HARVEY, David. Spaces of Hope. Berkeley, CA: University of California Press, 2000. 293p. Resenha de: DARLING, Linda Farr. Canadian Social Studies, v.36, n.1, 2002.
Spaces of Hope is by no means the first book in which Geography Professor David Harvey has thoughtfully and dynamically discussed the themes of economic equality, social justice, and urban experience. (Beginning with Social Justice and the City in 1973 through to Justice, Nature and the Geography of Difference in 1996, these have been powerful themes in Harvey’s many books). Nor is it the first time he has brought Marx to the foreground of his analysis of the human condition. As Harvey explains in the first chapter of Spaces of Hope, he has been teaching Capital for thirty years, and Marxist theory may well have more relevance now, in the Age of Globalization, than it ever did, despite its present unpopularity. Spaces of Hope is not simply about revisiting places Harvey has gone before; it is an invitation for all of us to participate in the architecture of a wholly new way of life. To do this we need more than understanding of where we are now with regard to political, social, and economic failures that define our cities and towns, and in fact, our entire earthly environment. We need social vision and political will.

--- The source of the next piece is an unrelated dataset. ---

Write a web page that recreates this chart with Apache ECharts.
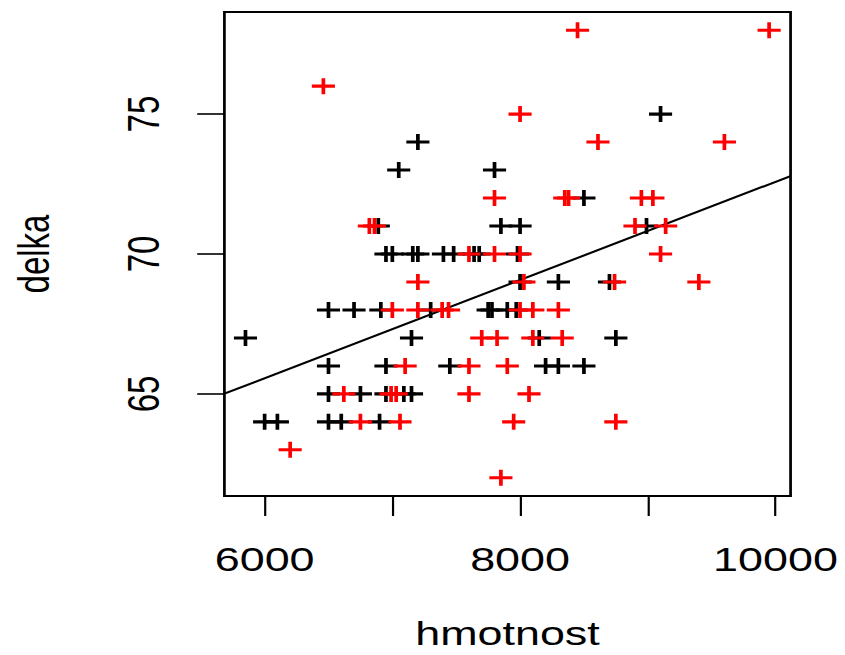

The first five chapters provide a stunning explanatory backdrop of the human condition, the units of analysis being as micro as the individual self and as macro as the globe. Harvey’s range is wide; from the application of Marxist theory to problems of postmodernity, to a conceptual analysis of globalization, to a discussion of the dilemmas we have faced since articulating universal human rights in 1946. In the sixth and seventh chapters (Part Two) he turns to the recent resurrection of ancient interest in the body as the irreducible locus for the determination of all values, meanings and significations (p. 97). Yet even crossing such a range, Harvey rarely leaves the reader breathless; his pace is measured and his approach to the journey is companionable and largely conversational. I did find several points of disagreement along the way. For example, I question Harvey’s willingness to view as much as he does through the Marxist lens; there are important reasons many academics stopped enthusiastically embracing this perspective, reasons into which Harvey does not delve.
The eighth chapter begins the section of the book Harvey calls, The Utopian Moment. Baltimore, an awful mess (p. 133) of a city, is the case study that brings into sharp relief the analyses he walks us through in Parts One and Two. Accompanied by a few well-chosen photographs, Harvey’s descriptions of Baltimore are both arresting and insightful. (They provide, in fact, a useful template for teaching about case studies of place.) By the time he opens our eyes to the array of utopian visions that have been created through history, we are well-aware of the great (unbridgeable?) divide between ideals of public space and the crumbling, gritty realism of urban life. Yet Harvey does not abandon us in the decay and the ruins, or even in the soulless suburbs of Baltimore that are eating into the countryside. Part Four is all about possible versions of the future and even, though it’s wrapped in a cautionary tale of risk and uncertainty, hope for change. Once again he leads us back to Marx:
What Marx called the ‘real movement’ that will abolish the ‘existing state of things’ is always there for the making and for the taking. That is what gaining the courage of our minds is all about (p. 255).
The courage of our minds is found in collective deliberation, participation in the construction of spaces of hope using (among other resources) every dialogical tool we have at our disposal. Harvey does not provide a blueprint, but an invitation to participate in the construction. What makes his invitation persuasive is that he has brought us to a place where alternatives to this work seem decidedly bleak. And the appendix (which can be read on its own as allegory) will spark many a conversation about just what spaces might be created, hopeful or otherwise.
Linda Farr Darling – University of British Columbia.